Mohamed Kande, Global Chairman, PwC.
Mohamed Kande, Global Chairman, PwC. Photo credit: PwC

Nearly four in 10 global chief executives believe their companies will cease to exist within ten years if they do not reinvent their business models, according to new research from PwC highlighted on the first day of the World Economic Forum’s Annual Meeting in Davos.

The professional services firm’s 29th Annual Global CEO Survey reveals that leaders are grappling with interconnected shifts ranging from trust and innovation to climate considerations, creating an environment where volatility has become the baseline rather than the exception.

While investment in artificial intelligence infrastructure is accelerating, fewer than one-quarter of leaders say the technology is being applied extensively across core business activities.

Most respondents reported no meaningful revenue gains or cost reductions from AI over the past year, despite the technology reshaping competitive dynamics across industries.

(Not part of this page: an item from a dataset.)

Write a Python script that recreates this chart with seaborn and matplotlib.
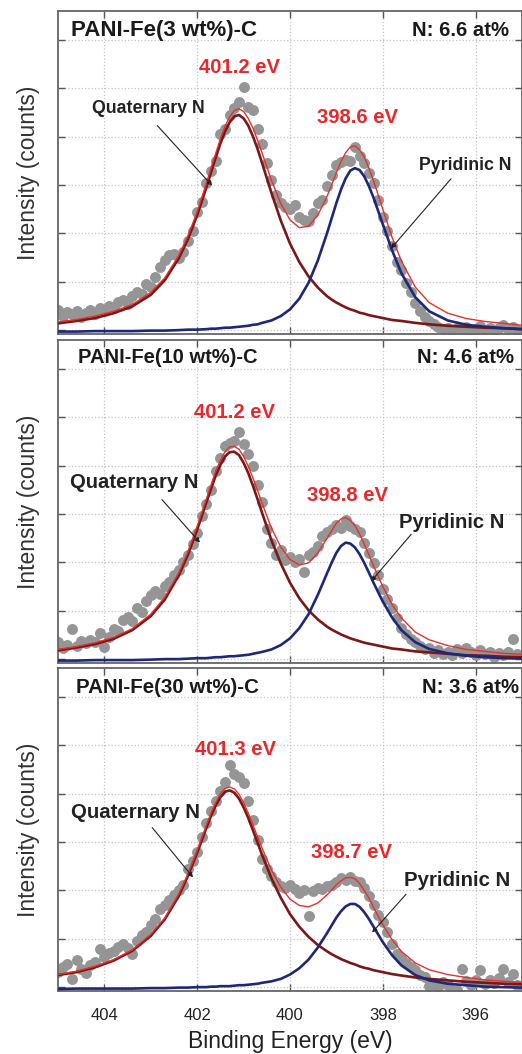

“The takeaway is clear: organisations that move from pilots to enterprise-level integration will capture disproportionate value,” said Mohamed Kande, Global Chairman, PwC.

A widening gap

The survey of more than 4,400 chief executives across 95 countries highlights a widening gap between investment and adoption, even as the global economic map is being redrawn by historic build rates of energy systems, transportation corridors and data centres.

More than half of CEOs expect to make international investments in the year ahead, with the report noting specific momentum toward India and the Middle East as companies rethink their operations and risk management.

Digital strategy is becoming increasingly linked to global risk as nations adopt differing approaches to cloud sovereignty, technology governance and cybersecurity.

Concern about cyber risk has risen for the third consecutive year, now ranking alongside macroeconomic volatility as the top near-term threat facing global leaders.

While 30 per cent of leaders report revenue uplift from AI, the majority remain in the early stages of the adoption curve, a finding supported by workforce data showing only 14 per cent of employees utilise generative AI on a daily basis.

Productivity benefits

Encouragingly, 92 per cent of those daily users report tangible productivity benefits, suggesting significant potential for organisations that successfully scale their implementation.

The economic stakes are high, with research indicating that AI could add up to 15 per cent to global gross domestic product within a decade as the technology enables new methods of building and connecting communities.

This shift is rapidly altering the talent landscape, with required skills changing 66 per cent faster in the most AI-exposed occupations.

Companies that successfully adapt their business and operating models to these structural shifts achieve a 71 per cent performance premium compared to their peers.